Question

A circular disk of moment of inertia $I_{t}$ is rotating in a horizontal plane, about its symmetry axis, with a constant angular speed $\omega_{i}$. Another disk of moment of inertia $I_{b}$ is dropped co-axially onto the rotating disk. Initially the second disk has zero angular speed.

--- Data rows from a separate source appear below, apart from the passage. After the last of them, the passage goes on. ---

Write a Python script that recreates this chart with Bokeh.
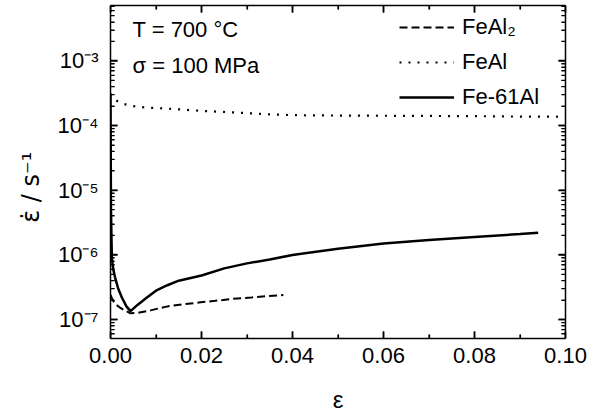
import math
from bokeh.plotting import figure
from bokeh.models import (Range1d, FixedTicker, LinearAxis, LogAxis, Label,
                          CustomJSTickFormatter, PrintfTickFormatter, Legend, LegendItem)
from bokeh.embed import file_html
from bokeh.resources import INLINE

# ---- data ----
feal2_strain = [0.0, 0.0005, 0.001, 0.002, 0.003, 0.0044, 0.006, 0.009, 0.0125, 0.016,
                0.0198, 0.023, 0.027, 0.031, 0.0344, 0.038]
feal2_rate = [2.4e-7, 2.0e-7, 1.75e-7, 1.55e-7, 1.4e-7, 1.25e-7, 1.27e-7, 1.4e-7, 1.6e-7, 1.72e-7,
              1.85e-7, 1.95e-7, 2.1e-7, 2.2e-7, 2.3e-7, 2.4e-7]

feal_strain = [0.0, 0.0005, 0.001, 0.002, 0.003, 0.005, 0.008, 0.0125, 0.02, 0.027, 0.0345,
               0.04, 0.05, 0.06, 0.07, 0.08, 0.09, 0.10]
feal_rate = [3.1e-4, 2.7e-4, 2.5e-4, 2.3e-4, 2.15e-4, 2.0e-4, 1.9e-4, 1.83e-4, 1.69e-4, 1.6e-4,
             1.5e-4, 1.45e-4, 1.43e-4, 1.42e-4, 1.41e-4, 1.40e-4, 1.38e-4, 1.37e-4]

fe61al_strain = [0.0, 0.0001, 0.0003, 0.0006, 0.001, 0.0017, 0.0025, 0.0035, 0.0044, 0.006,
                 0.008, 0.01, 0.0125, 0.015, 0.02, 0.025, 0.03, 0.035, 0.04, 0.05, 0.06, 0.07,
                 0.08, 0.09, 0.094]
fe61al_rate = [3.0e-4, 5e-6, 9e-7, 6e-7, 4.5e-7, 3.0e-7, 2.2e-7, 1.6e-7, 1.35e-7, 1.7e-7,
               2.2e-7, 2.8e-7, 3.4e-7, 4.0e-7, 4.8e-7, 6.2e-7, 7.4e-7, 8.5e-7, 1.0e-6, 1.25e-6,
               1.5e-6, 1.7e-6, 1.9e-6, 2.1e-6, 2.2e-6]

x_ticks = [0.0, 0.02, 0.04, 0.06, 0.08, 0.10]
x_minor = [0.01, 0.03, 0.05, 0.07, 0.09]
y_ticks = [1e-7, 1e-6, 1e-5, 1e-4, 1e-3]
y_minor = [k * 10.0 ** n for n in range(-8, -2) for k in range(2, 10)]

labels = ["FeAl\u2082", "FeAl", "Fe-61Al"]
annot = ["T = 700 \u00b0C", "\u03c3 = 100 MPa"]

X_LO, X_HI = 0.0, 0.10
Y_LO, Y_HI = 5.1e-8, 7.2e-3

FONT = "Liberation Sans"
FS = "22px"

p = figure(width=589, height=415, output_backend="svg", toolbar_location=None,
           y_axis_type="log", x_range=Range1d(X_LO, X_HI), y_range=Range1d(Y_LO, Y_HI),
           min_border_left=110, min_border_right=24, min_border_top=5, min_border_bottom=77)
p.xgrid.grid_line_color = "white"
p.ygrid.grid_line_color = "white"
p.outline_line_color = None

xt = FixedTicker(ticks=x_ticks, minor_ticks=x_minor)
yt = FixedTicker(ticks=y_ticks, minor_ticks=y_minor)

sup = CustomJSTickFormatter(code="""
const s = {'-':'\u207b','0':'\u2070','1':'\u00b9','2':'\u00b2','3':'\u00b3','4':'\u2074',
           '5':'\u2075','6':'\u2076','7':'\u2077','8':'\u2078','9':'\u2079'};
const e = Math.round(Math.log10(tick));
return '10' + String(e).split('').map(c => s[c]).join('');
""")


def style(ax):
    ax.axis_line_color = "black"
    ax.axis_line_width = 1.5
    ax.major_tick_in = 7
    ax.major_tick_out = 0
    ax.minor_tick_in = 4
    ax.minor_tick_out = 0
    ax.major_tick_line_width = 1.5
    ax.minor_tick_line_width = 1.2
    ax.major_tick_line_color = "black"
    ax.minor_tick_line_color = "black"
    ax.major_label_text_font = FONT
    ax.major_label_text_font_size = FS
    ax.major_label_text_color = "black"
    ax.axis_label_text_font = FONT
    ax.axis_label_text_font_size = "24px"
    ax.axis_label_text_font_style = "normal"
    ax.axis_label_text_color = "black"


xa = p.xaxis[0]
xa.ticker = xt
xa.formatter = PrintfTickFormatter(format="%.2f")
xa.axis_label = "\u03b5"
style(xa)
xa.major_label_standoff = 9
xa.axis_label_standoff = 20

ya = p.yaxis[0]
ya.ticker = yt
ya.formatter = sup
ya.axis_label = "\u03b5\u0307 / s\u207b\u00b9\u00a0\u00a0\u00a0\u00a0"
style(ya)
ya.axis_label_text_font = "DejaVu Sans"
ya.major_label_standoff = 12
ya.axis_label_standoff = 10

top = LinearAxis(ticker=xt)
style(top)
top.major_label_text_font_size = "1px"
top.major_label_text_color = None
top.major_label_standoff = 0
p.add_layout(top, "above")

right = LogAxis(ticker=yt)
style(right)
right.major_label_text_font_size = "1px"
right.major_label_text_color = None
right.major_label_standoff = 0
p.add_layout(right, "right")

# inward tick marks drawn as short screen-length rays from the frame edges
ym = [v for v in y_minor if Y_LO <= v <= Y_HI]
tick_sets = [
    (x_ticks, [Y_LO] * len(x_ticks), math.pi / 2, 7, 1.5),
    (x_ticks, [Y_HI] * len(x_ticks), -math.pi / 2, 7, 1.5),
    (x_minor, [Y_LO] * len(x_minor), math.pi / 2, 4, 1.2),
    (x_minor, [Y_HI] * len(x_minor), -math.pi / 2, 4, 1.2),
    ([X_LO] * len(y_ticks), y_ticks, 0.0, 7, 1.5),
    ([X_HI] * len(y_ticks), y_ticks, math.pi, 7, 1.5),
    ([X_LO] * len(ym), ym, 0.0, 4, 1.2),
    ([X_HI] * len(ym), ym, math.pi, 4, 1.2),
]
for tx, ty, ang, ln, lw in tick_sets:
    p.ray(x=tx, y=ty, length=ln, length_units="screen", angle=ang,
          line_color="black", line_width=lw)

r1 = p.line(feal2_strain, feal2_rate, line_color="black", line_width=2, line_dash="8 4")
r2 = p.line(feal_strain, feal_rate, line_color="black", line_width=2.2, line_dash="2 7")
r3 = p.line(fe61al_strain, fe61al_rate, line_color="black", line_width=2.5)

leg = Legend(items=[LegendItem(label=labels[0], renderers=[r1]),
                    LegendItem(label=labels[1], renderers=[r2]),
                    LegendItem(label=labels[2], renderers=[r3])],
             location=(289, 228))
leg.border_line_color = None
leg.background_fill_alpha = 0
leg.margin = 0
leg.padding = 5
leg.glyph_width = 55
leg.glyph_height = 24
leg.label_height = 24
leg.spacing = 9
leg.label_standoff = 8
leg.label_text_font = FONT
leg.label_text_font_size = FS
leg.label_text_color = "black"
p.add_layout(leg)

p.add_layout(Label(x=0.00484, y=3.11e-3, text=annot[0], text_font=FONT, text_font_size=FS,
                   text_baseline="middle", text_color="black"))
p.add_layout(Label(x=0.00484, y=8.6e-4, text=annot[1], text_font=FONT, text_font_size=FS,
                   text_baseline="middle", text_color="black"))

open("out.html", "w").write(file_html(p, INLINE))
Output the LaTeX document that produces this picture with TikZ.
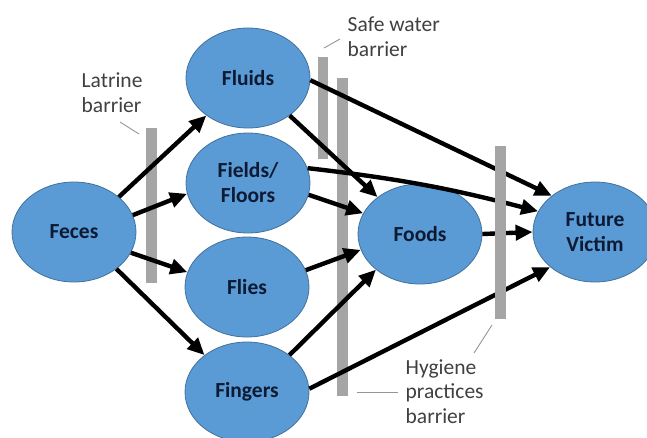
\documentclass[tikz,border=0pt]{standalone}
\usepackage{fontspec}
\setmainfont{Carlito}
\usetikzlibrary{shapes.geometric,arrows.meta}
\definecolor{nodefill}{HTML}{5B9BD5}
\definecolor{nodeedge}{HTML}{41719C}
\definecolor{nodetext}{HTML}{0C1A33}
\definecolor{barriergray}{HTML}{A5A5A5}
\definecolor{labeltext}{HTML}{404040}
\definecolor{leadergray}{HTML}{959595}

\begin{document}
\begin{tikzpicture}[x=1pt,y=-1pt,
  stage/.style={ellipse, draw=nodeedge, line width=0.8pt, fill=nodefill,
    minimum width=124pt, minimum height=100pt, inner sep=0pt, align=center,
    text=nodetext, font=\fontsize{21.5}{25}\selectfont\bfseries},
  barrier/.style={rectangle, fill=barriergray, inner sep=0pt, minimum width=11pt},
  note/.style={anchor=north west, inner sep=0pt, align=left, text=labeltext,
    font=\fontsize{21.5}{24.5}\selectfont},
  leader/.style={draw=leadergray, line width=0.9pt},
  flow/.style={line width=4.4pt, -{Triangle[length=17pt,width=15pt]}}
]
\useasboundingbox (0,0) rectangle (647,437);
\clip (0,0) rectangle (647,437);

% barriers lying under the transmission routes
\node[barrier, minimum height=155pt] (latrine) at (151.5,205.5) {};
\node[barrier, minimum width=10pt, minimum height=102pt] (water) at (322.5,108) {};
\node[barrier, minimum height=318pt] (hygieneA) at (342.5,237) {};

% the F-diagram stages
\node[stage] (feces)   at (74,232)  {Feces};
\node[stage] (fluids)  at (248,78)  {Fluids};
\node[stage] (fields)  at (248,183) {Fields/\\Floors};
\node[stage] (flies)   at (247,287) {Flies};
\node[stage] (fingers) at (247,392) {Fingers};
\node[stage] (foods)   at (420,234) {Foods};
\node[stage] (victim)  at (595,232) {Future\\Victim};

% transmission routes
\draw[flow] (feces.38)   -- (fluids.222);
\draw[flow] (feces.16)   -- (fields.190);
\draw[flow] (feces.-20)  -- (flies.166);
\draw[flow] (feces.-41)  -- (fingers.139);
\draw[flow] (fluids.-2)  -- (victim.140);
\draw[flow] (fluids.-42) -- (foods.139);
\draw[flow] (fields.14)  to[bend left=4] (victim.160);
\draw[flow] (fields.-11) -- (foods.160);
\draw[flow] (flies.16)   -- (foods.195);
\draw[flow] (fingers.41) -- (foods.219);
\draw[flow] (fingers.3)  -- (victim.218);
\draw[flow] (foods.east) -- (victim.west);

% hygiene barrier in front of the routes into the victim
\node[barrier, minimum height=173pt] (hygieneB) at (500.5,232.5) {};

% barrier labels and their leader lines
\node[note] (latrinelbl) at (81.5,73)  {Latrine\\barrier};
\node[note] (waterlbl)   at (347.5,17) {Safe water\\barrier};
\node[note] (hygienelbl) at (405.5,359) {Hygiene\\practices\\barrier};

\coordinate (lat1) at (120,122);  \coordinate (lat2) at (139,134);
\coordinate (wat1) at (324,48);   \coordinate (wat2) at (340,39);
\coordinate (hyg1) at (492,325);  \coordinate (hyg2) at (474,353);
\coordinate (hyg3) at (357,392);  \coordinate (hyg4) at (398,392);
\draw[leader] (lat1) -- (lat2);
\draw[leader] (wat1) -- (wat2);
\draw[leader] (hyg1) -- (hyg2);
\draw[leader] (hyg3) -- (hyg4);
\end{tikzpicture}
\end{document}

Eventually both the disks rotate with a constant angular speed $\omega_{f}$. The energy lost by the initially rotating disc due to friction is
\[\begin{align}
  & A.\dfrac{I_{b}^{2}}{2({{I}_{t}}+{{I}_{b}})}\omega _{i}^{2} \\
 & B.\dfrac{I_{t}^{2}}{2({{I}_{t}}+{{I}_{b}})}\omega _{i}^{2} \\
 & C.\dfrac{{{I}_{b}}-{{I}_{t}}}{({{I}_{t}}+{{I}_{b}})}\omega _{i}^{2} \\
 & D.\dfrac{{{I}_{b}}{{I}_{t}}}{2({{I}_{t}}+{{I}_{b}})}\omega _{i}^{2} \\
\end{align}\]

Answer 1

Hint: Moment of inertia is the property of a given body to resist angular acceleration. It is defined as the sum of the product of the masses of every particle with the square of the distances from the chosen axis of rotation. It is also often known as the angular mass or rotational inertia.
Formula: $K.E=\dfrac{1}{2}I\omega^{2}$

Complete step by step solution:
To find the moment of inertia of the system we need to use the parallel axis theorem of the moment of inertia. Which states that, if $M$ mass of a body is rotated along the axis of the centre of mass of the body, then the new axis, which is parallel to the axis of rotation and at a distance say $d$, then the moment of inertia along the new axis $I_{new}$ is given as the sum of moment of inertia along the old axis and the product of the mass of the body with the distance between the two axis
Consider the two cases, initially only when disc 1 is rotating with a $\omega_{i}$ and has an inertia $I_{t}$ and the second is the system of two discs, where the system moves with $\omega_{f}$ and the inertia due to the individual discs is $I_{t}$ and $I_{b}$.

Clearly, there is no external force or torque acting on the system, then we can say that, then angular moment of the first and second cases, written as $L_{i}$ and $L_{f}$respectively are equal and conserved.
$\implies L_{i}=L_{f}$
$\implies I_{t}\omega_{i}=(I_{t}+I_{b})\omega_{f}$
$\implies \omega_{f}=\dfrac{I_{t}\omega_{i}}{I_{t}+I_{b}}$
Then, we know that the energies of the system is given as $K.E=\dfrac{1}{2}I\omega^{2}$
Then, here the loss in energy is given as $\Delta E=E_{1}-E_{2}$
$\implies \Delta E=\dfrac{1}{2}I_{t}\omega_{i}^{2}-\dfrac{1}{2}(I_{t}+I_{b})\omega_{f}^{2}$
$\implies \Delta E=\dfrac{1}{2}I_{t}\omega_{i}^{2}-\dfrac{1}{2}(I_{t}+I_{b}) \left(\dfrac{I_{t}\omega_{i }}{I_{t}+I_{b}}\right)^{2}$
$\implies \Delta E=\dfrac{1}{2}I_{t}\omega_{i}^{2}\left[1-\dfrac{I_{t}}{I_{t}+I_{b}}\right]$
$\therefore \Delta E=\dfrac{1}{2}I_{t}\omega_{i}^{2}\left[\dfrac{I_{b}}{I_{t}+I_{b}}\right]$
Hence the answer is option \[D.\dfrac{{{I}_{b}}{{I}_{t}}}{2({{I}_{t}}+{{I}_{b}})}\omega _{i}^{2}\]

Note:
The moment of inertia depends on the density of the material, the axis of rotation and the dimensions of the body, i.e. the shape and the size of the body. Its dimensional formula is given as $[M^{1}L^{2}T^{0}]$ with SI unit is $kgm^{2}$.